One thing you'll never hear: "I'm a Doctor, not an executive level command advisor!"
One thing we did hear: "I'm a surgeon, not a psychiatrist."
Another thing we heard: "He's on the verge of a nervous breakdown, if not insanity!"
~ Mr Atoz, the genuine replica
SHIP'S MEDICAL LOG - CHIEF SURGEON McCOY - CONFIDENTIAL:
Mission year 1: During one of our very first voyages, the captain was FREAKING SPLIT IN TWO! One was like all wimpy and stuff, but the other half attempted rape. We managed to glue him back together, but damn! Now I'm going to have to watch him all the time in case he splits again. I'll need to be on the bridge, when I should instead be in sickbay.

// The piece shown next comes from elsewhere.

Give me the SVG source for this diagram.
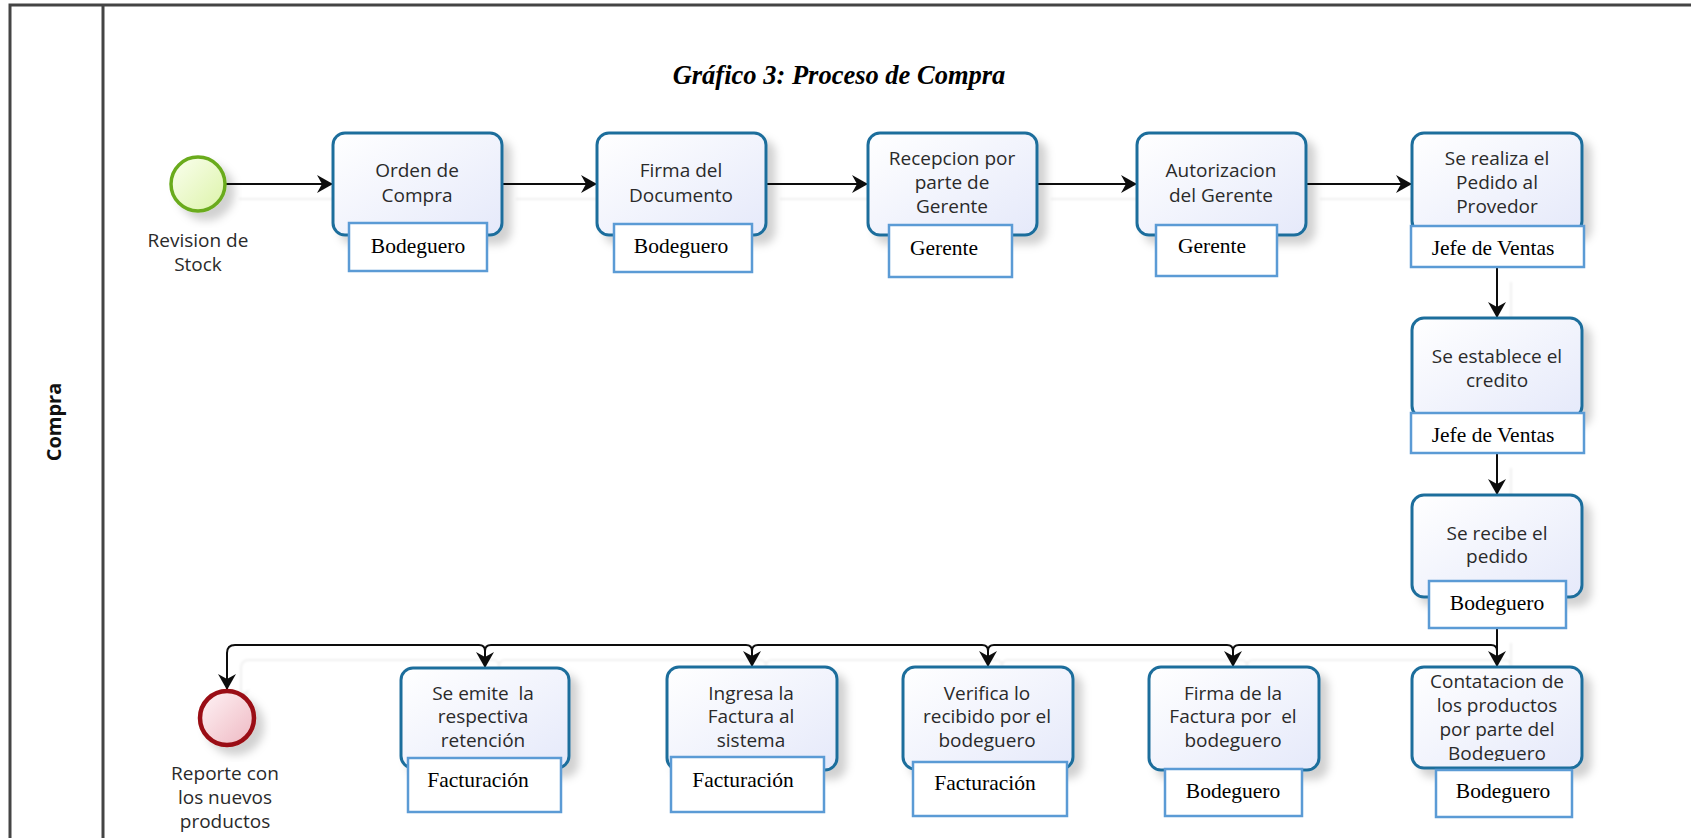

Mission year 2: Okay, just the fifth mission out and our first officer turns all salmon has has to go upstream to Vulcan and spawn. I was just going to give him Prozac, but no, he gets brain fever or something and tries to kill the captain with a Vulcan necktie. Need I add that now I'm going to have to be on the bridge even MORE, in case the urge comes back? And guess who doesn't get a raise for all the extra work... Hold on, computer, prepare to pause recording: a super-powerful space robot the size of a Hoover just took away the comm officers's mind. Including her security clearances. We're reinstalling it all, but who knows what happened to the codes? Sigh. Back to the bridge full-time AGAIN. I'm a doctor, not a security guard!
Mission year 3: As if I wasn't practically married to the bridge already, on our very first mission this year I had to reinstall the first officer's freaking BRAIN! Do you have any idea how many months of damn near full-time therapy that's going to require? Hmmm, and guess which fleet has never given yours truly a good budget to hire more staff? The captain wanted me to move in with the pointy-eared #&$#* to keep an eye on him 24/7, but he let me off with simply being on the bridge nearly every mission. Like that's a big treat? He still won't give me my own chair! Everyone else on the freaking bridge gets a chair, even Ensign Leslie, who I swear has spoken aboard ship only once. But nooooo, I'm stuck again leaning on the railings, like some hunched goof.
Anyway, I tried to get the captain drunk, like I always do, but -- major fail. He refused to budge.
I swear, when we get back to earth I'm going to grow a beard and go camping.